Louise* habite en milieu rural en Poitou-Charentes. Pendant près de dix ans, elle a été victime de violences conjugales. Elle se confie sur son passé, ses séquelles pour elle et ses enfants, mais aussi l'indifférence de sa commune.
À Montmorillon, se trouve une maison-refuge dont l’adresse est secrète. Ici, tout est mis en place pour accueillir une femme ou un homme, victimes de violence conjugales, et y entrer en urgence avec ses enfants.
Dans cette commune, le centre communal d’action social est l’une des portes pour sortir de l’engrenage de la violence. C’est ici que cette jeune femme, que nous appellerons Louise, a trouvé une écoute. "L'enfer." C'est ainsi que Louise* décrit sa relation avec son ex-conjoint.
"Une manipulation totale au quotidien"
Pendant neuf ans, elle a vécu des violences régulières. "Ça a commencé par une claque, des insultes jusqu'à des coups de poing, des étranglements, des mots comme “je vais te tuer.” J’ai subi des coups sur tout le corps, une manipulation totale au quotidien, un isolement de la famille, des amis. Il fallait rester à la maison pour ne pas énerver, ne pas provoquer. C’étaient des violences très lourdes physiquement et psychologiquement", raconte Louise*.

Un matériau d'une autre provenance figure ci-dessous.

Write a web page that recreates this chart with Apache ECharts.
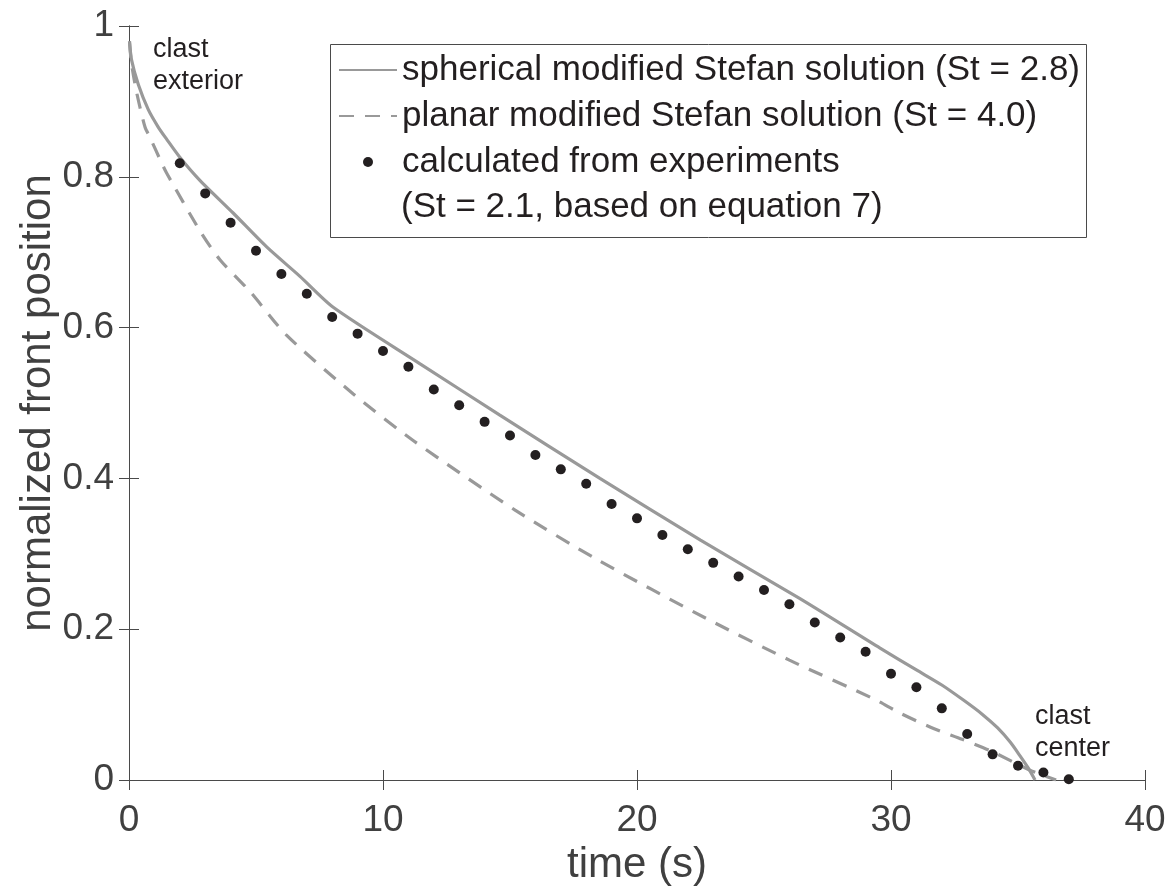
<!DOCTYPE html>
<html>
<head>
<meta charset="utf-8">
<script src="https://cdn.jsdelivr.net/npm/echarts@6/dist/echarts.min.js"></script>
<style>
html,body{margin:0;padding:0;background:#fff;}
#chart{width:1168px;height:890px;}
</style>
</head>
<body>
<div id="chart"></div>
<script>
// ---- data ----
const sphericalTime  = [0.02, 0.1, 0.37, 0.76, 1.15, 1.48, 2.0, 2.8, 4.1, 5.42, 6.73, 8.04, 11.46, 14.6, 18.54, 22.5, 26.4, 29.57, 31.0, 32.0, 32.85, 33.6, 34.2, 34.7, 35.08, 35.4, 35.67];
const sphericalValue = [0.98, 0.955, 0.922, 0.889, 0.866, 0.850, 0.826, 0.795, 0.752, 0.707, 0.668, 0.627, 0.552, 0.484, 0.400, 0.318, 0.241, 0.175, 0.146, 0.126, 0.106, 0.087, 0.069, 0.050, 0.032, 0.016, 0];

const planarTime  = [0.02, 0.1, 0.3, 0.63, 0.83, 1.29, 1.48, 2.8, 3.58, 4.76, 6.2, 8.83, 11.2, 15.2, 18.4, 22.74, 26.0, 29.3, 30.4, 31.7, 32.8, 33.9, 35.47, 36.5];
const planarValue = [0.978, 0.95, 0.912, 0.866, 0.852, 0.818, 0.805, 0.728, 0.690, 0.648, 0.590, 0.512, 0.450, 0.358, 0.293, 0.214, 0.159, 0.108, 0.088, 0.068, 0.054, 0.039, 0.013, 0];

const expTime  = [2, 3, 4, 5, 6, 7, 8, 9, 10, 11, 12, 13, 14, 15, 16, 17, 18, 19, 20, 21, 22, 23, 24, 25, 26, 27, 28, 29, 30, 31, 32, 33, 34, 35, 36, 37];
const expValue = [0.818, 0.778, 0.739, 0.702, 0.671, 0.645, 0.614, 0.592, 0.569, 0.548, 0.518, 0.497, 0.475, 0.457, 0.431, 0.412, 0.393, 0.366, 0.347, 0.325, 0.306, 0.288, 0.270, 0.252, 0.233, 0.209, 0.189, 0.170, 0.141, 0.123, 0.095, 0.061, 0.034, 0.019, 0.010, 0.001];

const seriesNames = [
  'spherical modified Stefan solution (St = 2.8)',
  'planar modified Stefan solution (St = 4.0)',
  'calculated from experiments'
];
const legendSecondLine = '(St = 2.1, based on equation 7)';
const xTitle = 'time (s)';
const yTitle = 'normalized front position';
const annotExterior = 'clast\nexterior';
const annotCenter = 'clast\ncenter';

const pairs = (xs, ys) => xs.map((x, i) => [x, ys[i]]);

// ---- styling ----
const FONT = '"Liberation Sans", Arial, Helvetica, sans-serif';
const AXIS_COLOR = '#4a4a4a';
const LINE_GRAY = '#999999';
const DOT = '#231f20';

const chart = echarts.init(document.getElementById('chart'), null, {renderer: 'canvas'});

const axisLineCfg = {show: true, lineStyle: {color: AXIS_COLOR, width: 1}};
const tickCfg = {show: true, inside: true, length: 10, lineStyle: {color: AXIS_COLOR, width: 1}};

chart.setOption({
  backgroundColor: '#ffffff',
  animation: false,
  grid: {left: 129, right: 23, top: 26, bottom: 110, containLabel: false, outerBoundsMode: 'none'},
  xAxis: [
    {
      type: 'value', min: 0, max: 40, interval: 10, position: 'bottom',
      axisLine: axisLineCfg, axisTick: tickCfg, splitLine: {show: false},
      axisLabel: {fontSize: 37, color: '#404040', fontFamily: FONT, margin: 22},
      name: xTitle, nameLocation: 'middle', nameGap: 64, nameMoveOverlap: false,
      nameTextStyle: {fontSize: 42, color: '#404040', fontFamily: FONT}
    },
    {
      type: 'value', min: 0, max: 40, interval: 10, position: 'top',
      axisLine: axisLineCfg, axisTick: tickCfg, splitLine: {show: false},
      axisLabel: {show: false}
    }
  ],
  yAxis: [
    {
      type: 'value', min: 0, max: 1, interval: 0.2, position: 'left',
      axisLine: axisLineCfg, axisTick: tickCfg, splitLine: {show: false},
      axisLabel: {fontSize: 37, color: '#404040', fontFamily: FONT, margin: 15,
        formatter: v => (v === 0 || v === 1) ? String(v) : v.toFixed(1)},
      name: yTitle, nameLocation: 'middle', nameGap: 70, nameMoveOverlap: false,
      nameTextStyle: {fontSize: 42, color: '#404040', fontFamily: FONT}
    },
    {
      type: 'value', min: 0, max: 1, interval: 0.2, position: 'right',
      axisLine: axisLineCfg, axisTick: tickCfg, splitLine: {show: false},
      axisLabel: {show: false}
    }
  ],
  legend: {
    orient: 'vertical', left: 338, top: 47, padding: 0,
    itemWidth: 58, itemHeight: 10, itemGap: 0,
    data: [
      {name: seriesNames[0], itemStyle: {opacity: 0}},
      {name: seriesNames[1], itemStyle: {opacity: 0}},
      {name: seriesNames[2]}
    ],
    textStyle: {fontSize: 35, lineHeight: 46, color: DOT, fontFamily: FONT}
  },
  series: [
    {
      name: seriesNames[0], type: 'line', xAxisIndex: 0, yAxisIndex: 0,
      data: pairs(sphericalTime, sphericalValue),
      showSymbol: false, symbol: 'none', smooth: 0.25,
      lineStyle: {color: LINE_GRAY, width: 3.2, type: 'solid'},
      itemStyle: {color: LINE_GRAY}, z: 2
    },
    {
      name: seriesNames[1], type: 'line', xAxisIndex: 0, yAxisIndex: 0,
      data: pairs(planarTime, planarValue),
      showSymbol: false, symbol: 'none', smooth: 0.25,
      lineStyle: {color: LINE_GRAY, width: 3.2, type: [15, 11]},
      itemStyle: {color: LINE_GRAY}, z: 2
    },
    {
      name: seriesNames[2], type: 'scatter', xAxisIndex: 0, yAxisIndex: 0,
      data: pairs(expTime, expValue),
      symbol: 'circle', symbolSize: 10,
      itemStyle: {color: DOT, opacity: 1}, z: 3
    }
  ],
  graphic: [
    {
      type: 'rect', left: 330, top: 44, z: 1, silent: true,
      shape: {width: 756, height: 193},
      style: {fill: '#ffffff', stroke: AXIS_COLOR, lineWidth: 1}
    },
    {
      type: 'text', left: 401, top: 207 - 23, z: 5, silent: true,
      style: {text: legendSecondLine, fontSize: 35, lineHeight: 46, fill: DOT, fontFamily: FONT, verticalAlign: 'top'}
    },
    {
      type: 'text', left: 153, top: 34, z: 5, silent: true,
      style: {text: annotExterior, fontSize: 27, lineHeight: 32, fill: DOT, fontFamily: FONT}
    },
    {
      type: 'text', left: 1035, top: 701, z: 5, silent: true,
      style: {text: annotCenter, fontSize: 27, lineHeight: 32, fill: DOT, fontFamily: FONT}
    }
  ]
});
</script>
</body>
</html>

Pour Louise*, il était très difficile de sortir de ce cercle vicieux. "Quand il y a des violences, vous vous dites que vous allez partir et le lendemain, vous entendez “pardonne-moi, je ne recommencerai plus, je t’aime”. On a une période de latence et après ça recommence. Il faut réussir à casser ce cercle."
Que ce soit dans une période de latence ou de violence, il faut réussir à partir.
Louise*Victime de violences conjugales
Être victime de violence conjugale en zone rurale
Louise* est une habitante d'un milieu rural, et elle témoigne d'un isolement bien plus difficile à vivre. "Ça se voit, ça se sait, mais ça ne se dit pas. Je pense que l’ensemble de mon voisinage était au courant. Mais personne ne m’a jamais appelée. Ça s'entend, les cris et les coups, mais personne n'agit. Tout le monde a peur, personne ne prévient."
Vous avez espoir que quelqu'un passe, un voisin qui entre et qui appelle mais rien ne se fait.
Louise*Victime de violences conjugales
Pire, ce n'est pas la compassion, mais le jugement que trouvait Louise* dans le regard des autres. "Pendant deux ans, on m’a regardé en coin parce que les gens savaient. J’ai vécu à l’isolement. C’est moi qui me cachais, qui avais honte alors que ce n’est pas moi qui aurais dû ressentir cela. “Ah c’est elle”, voilà ce à quoi j’avais le droit dans la rue. Donc, on s’isole."
"Les enfants sont traumatisés"
Voilà déjà trois ans que Louise* s'est sortie de ce piège. Mais le chemin est encore long pour elle. "Je n’ai pas retrouvé de sérénité, il existe toujours une pression sur mes épaules. Il faut créer un milieu naturel où on essaye de se détendre, mais c’est très compliqué. Les enfants sont traumatisés, ils ont vécu ça depuis leur naissance et ils ont toujours tout vu. J’ai eu les coups, mais ils les ont ressentis."
J’ai la peur qui m’habite, il peut revenir n’importe quand. Il n’est jamais très loin. Il nous observe.
Louise*Victime de violences conjugales
Le refuge de Montmorrillon aide les personnes en détresse comme Louise*. Cette maison est ouverte depuis juin 2022 mais, jusqu’à présent, seuls une femme et ses enfants l’ont utilisée. "Si on m'avait proposé de partir loin, je serais partie. Je ne serais pas allée dans un refuge dans la même ville. C’est trop risqué, on est trop vite retrouvé. Je commence juste à aller voir des associations alors que ça fait trois ans que je suis partie. J’avais peur, peur de faire la démarche. Aujourd'hui, je me sens assez forte pour demander de l'aide."
En France, la moitié des féminicides se produisent en zone rurale.
*Le prénom a été modifié pour garder l'anonymat.